A really simple (stupid) data server in Docker. Possibly useful for providing secrets to containers during a docker build, but can serve arbitrary files so not necessarily constrained to just that (e.g. you could use it to serve variables at build time to influence your build process). Useful as an initial demonstration of secret sharing that you can extend to anything that exposes a Unix or TCP socket.

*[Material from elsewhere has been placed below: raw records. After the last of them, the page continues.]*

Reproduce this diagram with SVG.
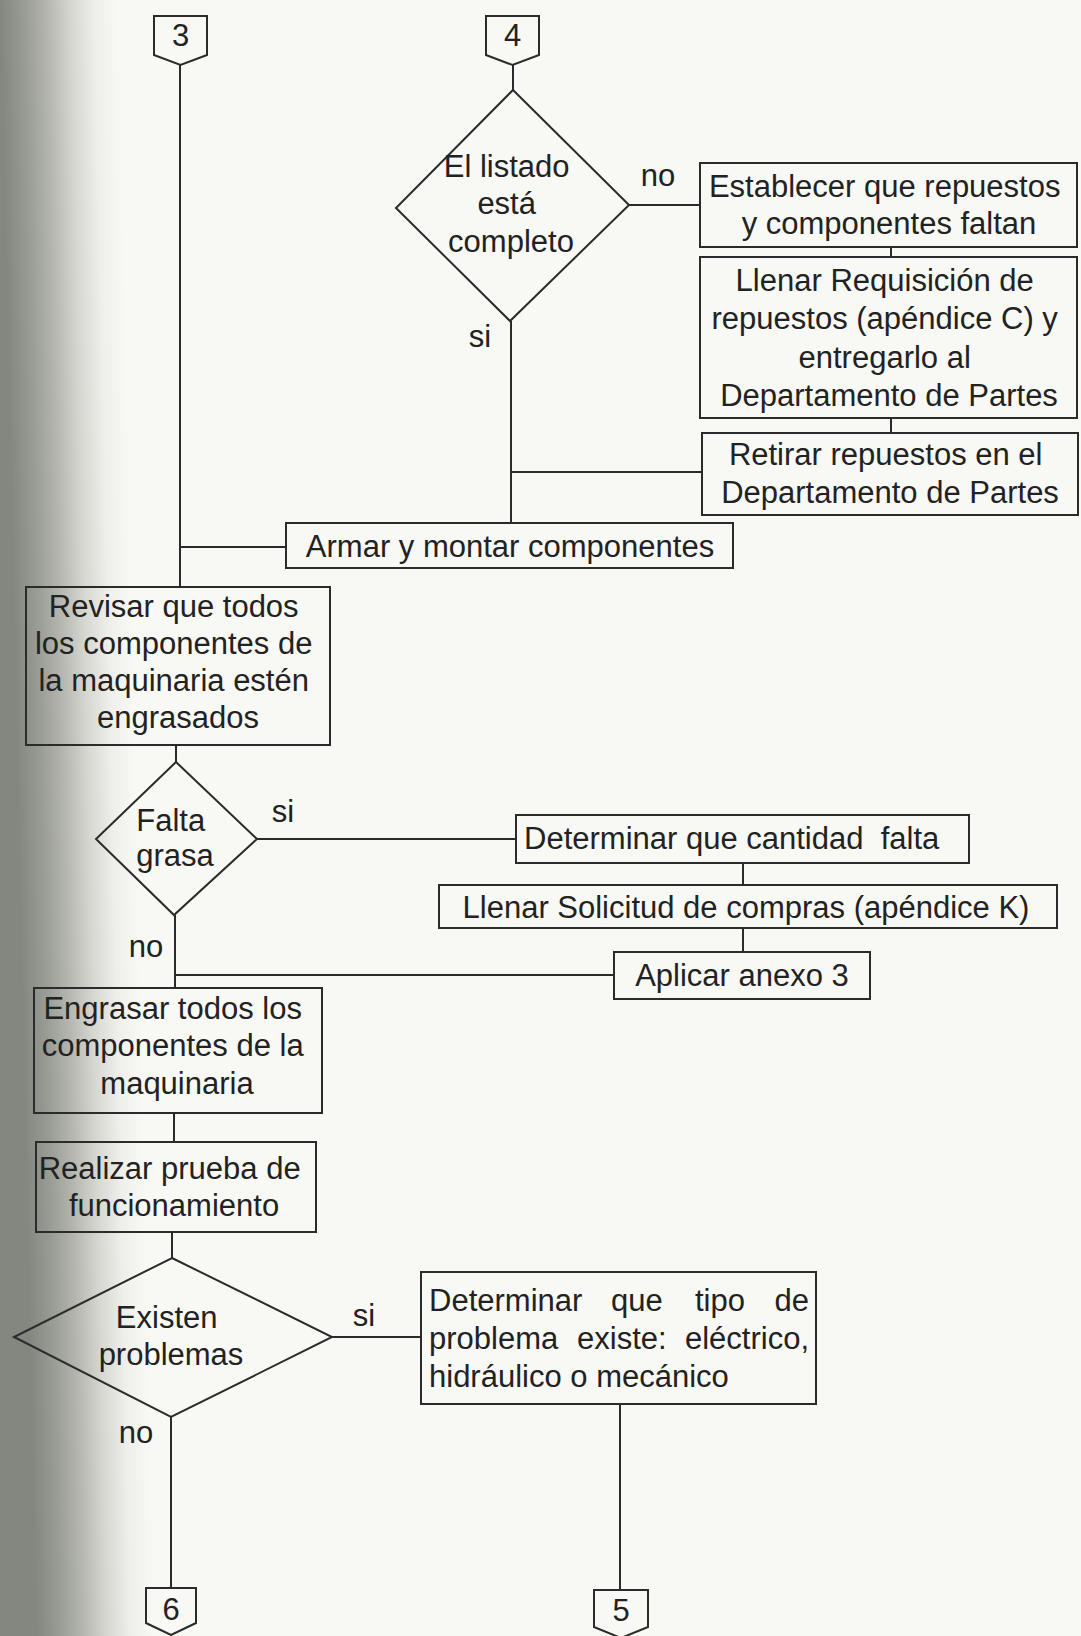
<svg xmlns="http://www.w3.org/2000/svg" width="1081" height="1636" viewBox="0 0 1081 1636">
  <defs>
    <!-- page shadow along the bound edge -->
    <linearGradient id="spine" gradientUnits="userSpaceOnUse" x1="0" y1="0" x2="118" y2="-2.6">
      <stop offset="0" stop-color="#848680"/>
      <stop offset="0.2" stop-color="#999b95"/>
      <stop offset="0.4" stop-color="#b5b6b0"/>
      <stop offset="0.6" stop-color="#d6d7d1"/>
      <stop offset="0.8" stop-color="#eeeeea"/>
      <stop offset="1" stop-color="#f8f8f5"/>
    </linearGradient>
    <style>
      .box { fill: none; stroke: #2b2b2b; stroke-width: 2; }
      .ln  { fill: none; stroke: #2b2b2b; stroke-width: 2; }
      .t   { font-family: "Liberation Sans", Arial, Helvetica, sans-serif; font-size: 31px; fill: #222; }
      .c   { text-anchor: middle; }
      .e   { text-anchor: end; }
    </style>
  </defs>

  <rect x="0" y="0" width="1081" height="1636" fill="#f8f8f5"/>
  <rect x="0" y="0" width="1081" height="1636" fill="url(#spine)"/>

  <!-- connectors -->
  <g id="connectors">
    <path class="ln" d="M180,65 V587"/>
    <path class="ln" d="M180,547 H286"/>
    <path class="ln" d="M513,65 V90"/>
    <path class="ln" d="M629,205 H700"/>
    <path class="ln" d="M891,247 V257"/>
    <path class="ln" d="M891,418 V433"/>
    <path class="ln" d="M511,321 V523"/>
    <path class="ln" d="M511,472 H702"/>
    <path class="ln" d="M176,745 V762"/>
    <path class="ln" d="M257,839 H516"/>
    <path class="ln" d="M743,863 V885"/>
    <path class="ln" d="M743,928 V952"/>
    <path class="ln" d="M175,915 V988"/>
    <path class="ln" d="M175,975 H614"/>
    <path class="ln" d="M174,1113 V1142"/>
    <path class="ln" d="M172,1232 V1258"/>
    <path class="ln" d="M332,1337 H421"/>
    <path class="ln" d="M171,1417 V1588"/>
    <path class="ln" d="M620,1404 V1590"/>
    <text class="t c" x="658" y="186">no</text>
    <text class="t c" x="480" y="347">si</text>
    <text class="t c" x="283" y="822">si</text>
    <text class="t c" x="146" y="957">no</text>
    <text class="t c" x="364" y="1326">si</text>
    <text class="t c" x="136" y="1443">no</text>
  </g>

  <!-- off-page connector 3 -->
  <g id="off3">
    <path class="box" d="M154,16 H207 V55 L180.5,65 L154,55 Z"/>
    <text class="t c" x="180.5" y="46">3</text>
  </g>

  <!-- off-page connector 4 -->
  <g id="off4">
    <path class="box" d="M486,16 H539 V55 L512.5,65 L486,55 Z"/>
    <text class="t c" x="512.5" y="46">4</text>
  </g>

  <!-- decision: list complete -->
  <g id="listado">
    <path class="box" d="M513,90 L629,205 L510,321 L396,208 Z"/>
    <text class="t c" x="511">
      <tspan x="511" y="177">El listado</tspan>
      <tspan x="511" y="214">está</tspan>
      <tspan x="511" y="252">completo</tspan>
    </text>
  </g>

  <g id="establecer">
    <rect class="box" x="700" y="163" width="377" height="84"/>
    <text class="t c">
      <tspan x="889" y="197">Establecer que repuestos</tspan>
      <tspan x="889" y="234">y componentes faltan</tspan>
    </text>
  </g>

  <g id="requisicion">
    <rect class="box" x="700" y="257" width="377" height="161"/>
    <text class="t c">
      <tspan x="889" y="291">Llenar Requisición de</tspan>
      <tspan x="889" y="329">repuestos (apéndice C) y</tspan>
      <tspan x="889" y="368">entregarlo al</tspan>
      <tspan x="889" y="406">Departamento de Partes</tspan>
    </text>
  </g>

  <g id="retirar">
    <rect class="box" x="702" y="433" width="376" height="82"/>
    <text class="t c">
      <tspan x="890" y="465">Retirar repuestos en el</tspan>
      <tspan x="890" y="503">Departamento de Partes</tspan>
    </text>
  </g>

  <g id="armar">
    <rect class="box" x="286" y="523" width="447" height="45"/>
    <text class="t c" x="510" y="557">Armar y montar componentes</text>
  </g>

  <g id="revisar">
    <rect class="box" x="26" y="587" width="304" height="158"/>
    <text class="t c">
      <tspan x="178" y="617">Revisar que todos</tspan>
      <tspan x="178" y="654">los componentes de</tspan>
      <tspan x="178" y="691">la maquinaria estén</tspan>
      <tspan x="178" y="728">engrasados</tspan>
    </text>
  </g>

  <!-- decision: grease missing -->
  <g id="falta">
    <path class="box" d="M176,762 L257,839 L174,915 L96,839 Z"/>
    <text class="t c">
      <tspan x="175" y="831">Falta</tspan>
      <tspan x="175" y="866">grasa</tspan>
    </text>
  </g>

  <g id="cantidad">
    <rect class="box" x="516" y="815" width="453" height="48"/>
    <text class="t" x="524" y="849" xml:space="preserve">Determinar que cantidad  falta</text>
  </g>

  <g id="solicitud">
    <rect class="box" x="439" y="885" width="618" height="43"/>
    <text class="t c" x="746" y="918">Llenar Solicitud de compras (apéndice K)</text>
  </g>

  <g id="anexo">
    <rect class="box" x="614" y="952" width="256" height="47"/>
    <text class="t c" x="742" y="986">Aplicar anexo 3</text>
  </g>

  <g id="engrasar">
    <rect class="box" x="34" y="988" width="288" height="125"/>
    <text class="t c">
      <tspan x="177" y="1019">Engrasar todos los</tspan>
      <tspan x="177" y="1056">componentes de la</tspan>
      <tspan x="177" y="1094">maquinaria</tspan>
    </text>
  </g>

  <g id="prueba">
    <rect class="box" x="36" y="1142" width="280" height="90"/>
    <text class="t c">
      <tspan x="174" y="1179">Realizar prueba de</tspan>
      <tspan x="174" y="1216">funcionamiento</tspan>
    </text>
  </g>

  <!-- decision: problems found -->
  <g id="problemas">
    <path class="box" d="M172,1258 L332,1337 L171,1417 L14,1337 Z"/>
    <text class="t c">
      <tspan x="171" y="1328">Existen</tspan>
      <tspan x="171" y="1365">problemas</tspan>
    </text>
  </g>

  <!-- justified paragraph: words placed one by one -->
  <g id="tipo">
    <rect class="box" x="421" y="1272" width="395" height="132"/>
    <text class="t"><tspan x="429" y="1311">Determinar</tspan><tspan x="611" y="1311">que</tspan><tspan x="695" y="1311">tipo</tspan><tspan class="e" x="809" y="1311">de</tspan><tspan x="429" y="1349">problema</tspan><tspan x="577" y="1349">existe:</tspan><tspan class="e" x="809" y="1349">eléctrico,</tspan><tspan x="429" y="1387">hidráulico o mecánico</tspan></text>
  </g>

  <!-- off-page connector 6 -->
  <g id="off6">
    <path class="box" d="M146,1588 H196 V1623 L171,1635 L146,1623 Z"/>
    <text class="t c" x="171" y="1620">6</text>
  </g>

  <!-- off-page connector 5 -->
  <g id="off5">
    <path class="box" d="M594,1590 H648 V1627 L621,1638 L594,1627 Z"/>
    <text class="t c" x="621" y="1621">5</text>
  </g>
</svg>
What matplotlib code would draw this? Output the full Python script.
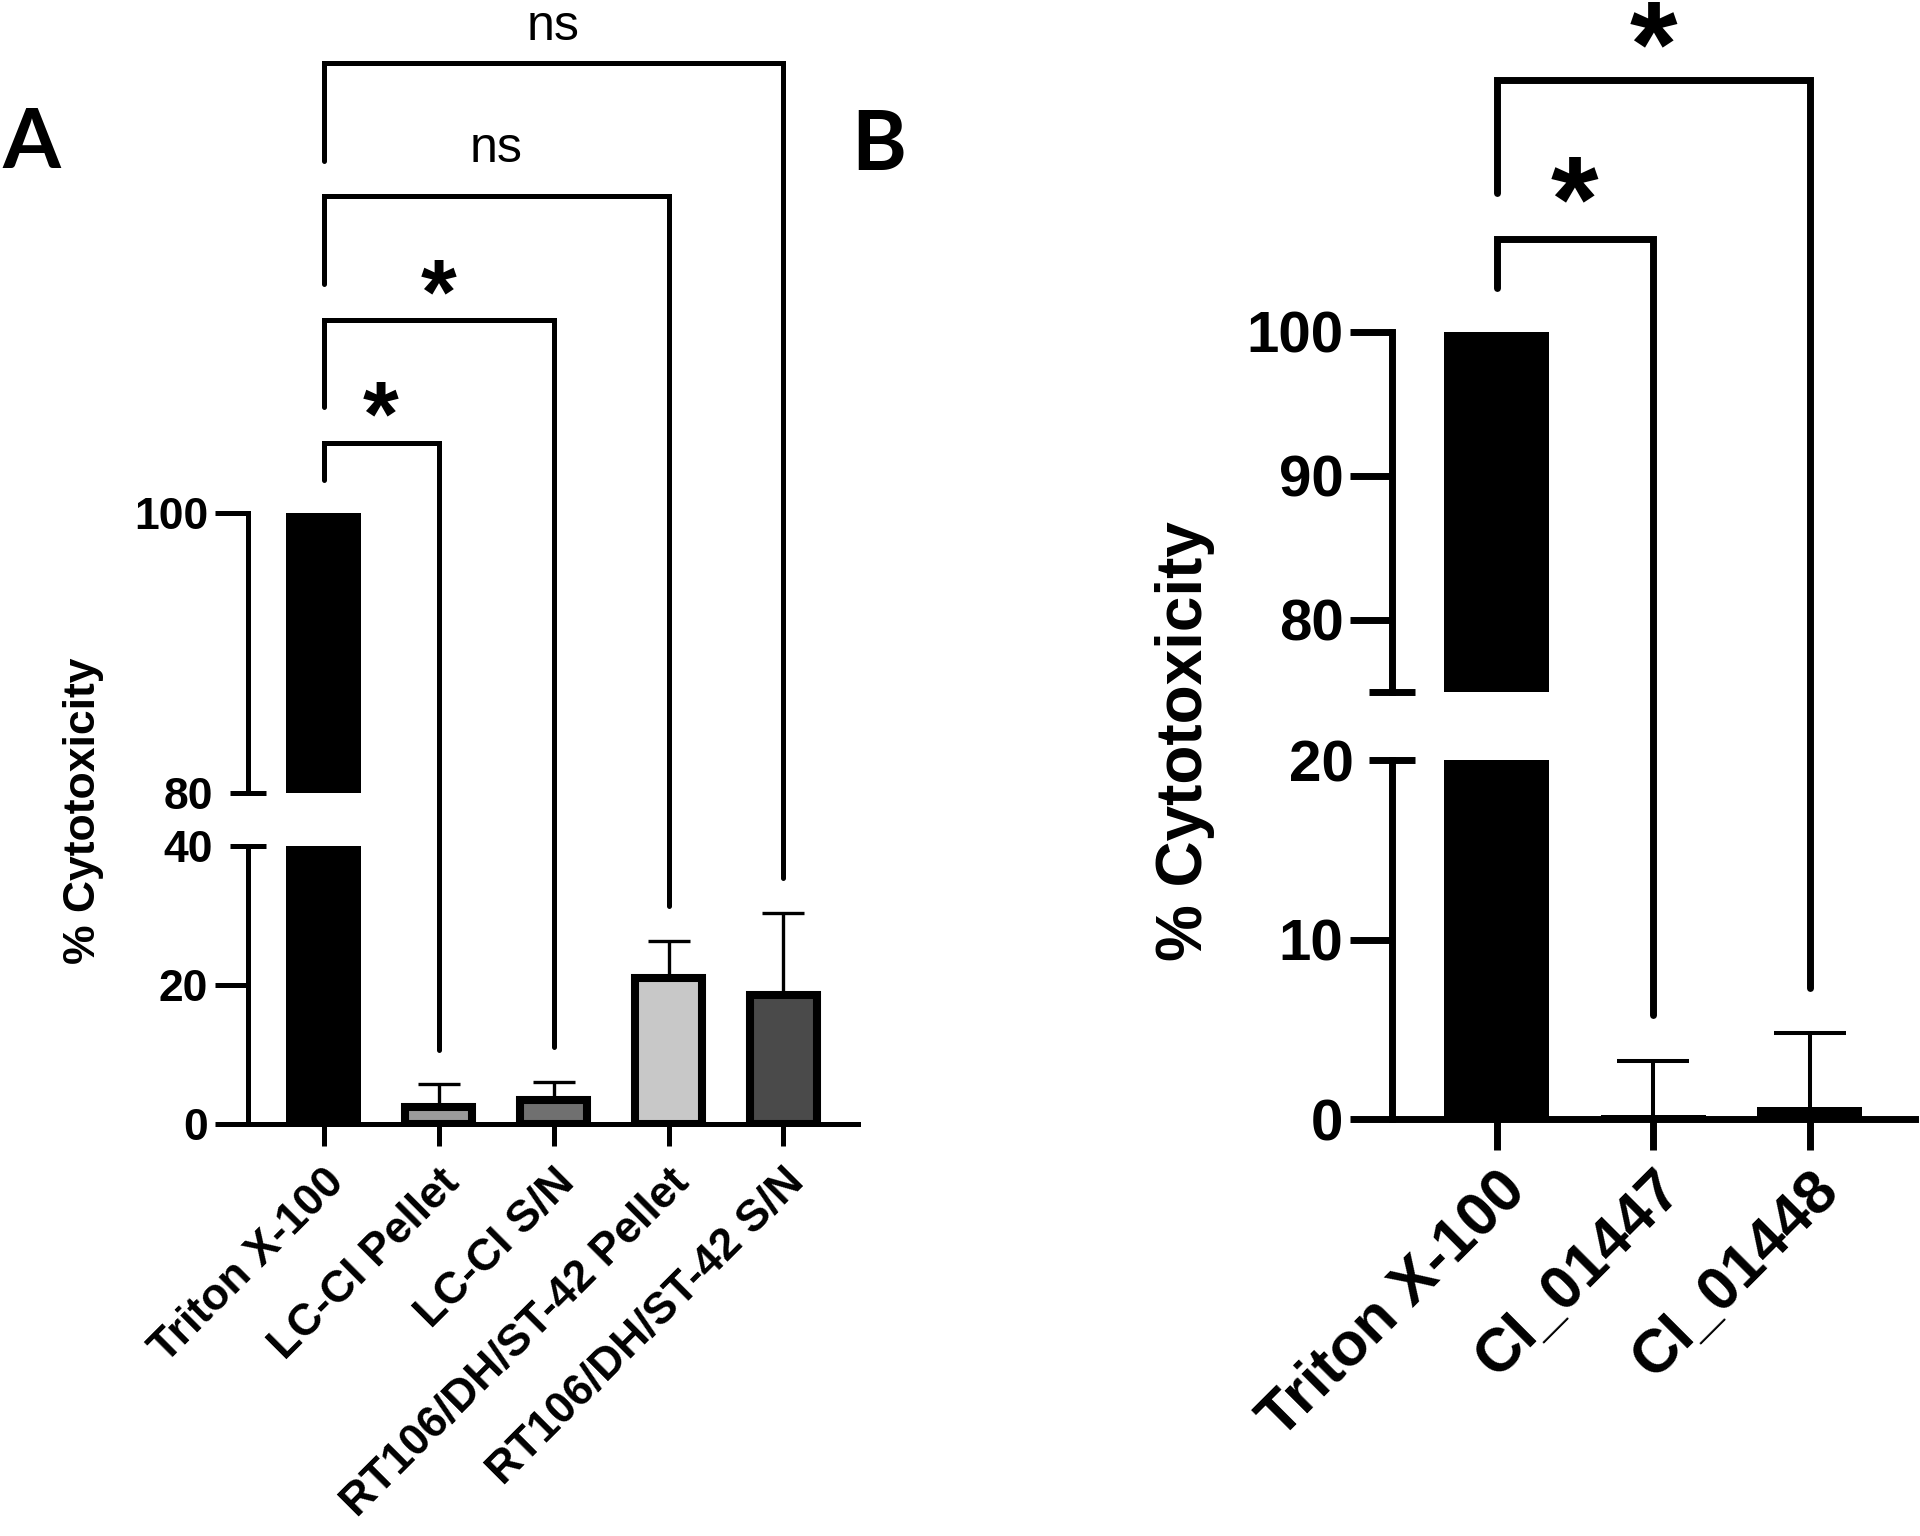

As of 1.8, names of containers are automatically inserted into /etc/hosts, so if you run this container with

docker run -d -v /path/to/secrets:/srv/secrets --name dsecret aidanhs/secret-server

where /path/to/secrets is a directory with files containing some data, you can have a Dockerfile like this

FROM myimage

RUN wget -O /getsecret http://dsecret/getsecret && chmod +x /getsecret
ENV SECRET /getsecret dsecret:4444

RUN $SECRET adminpassword | hash_tool | add_password_to_db
RUN $SECRET ssh_key > id_rsa && chmod 600 id_rsa && \
    ssh -T -i id_rsa root@securebox ~/get_data_dump.sh | load_data && \
    rm id_rsa

This is great for temporarily using pieces of data during your build that you don't want to be baked in the final image (SSH keys, signing keys, passwords), particularly if you have a build machine with restricted access - security people sign off code changes, the build is sent to the machine where restricted operations can be performed, operations people take the image knowing there are no secrets hidden in the build for anyone to stumble across.

The secret server exposes two ports:

  • port 80 is a http server with secret values available at /secrets/$key and a special /getsecret endpoint giving a static binary for use with...
  • port 4444, a plain tcp endpoint. You can hit this with the getsecret binary, netcat (echo adminpassword | nc -q 10 dsecret 4444, where -q 10 is required on Ubuntu 14.04 to make netcat wait for a response) or even bash.

If you get tired of writing SSH keys at the beginning of a step and deleting them at the end, take a look at the SSH agent socket container.

Security

Running this gives anyone else on your machine access to your 'secrets' directory.

If they have the ability to run arbitrary containers, they already had this.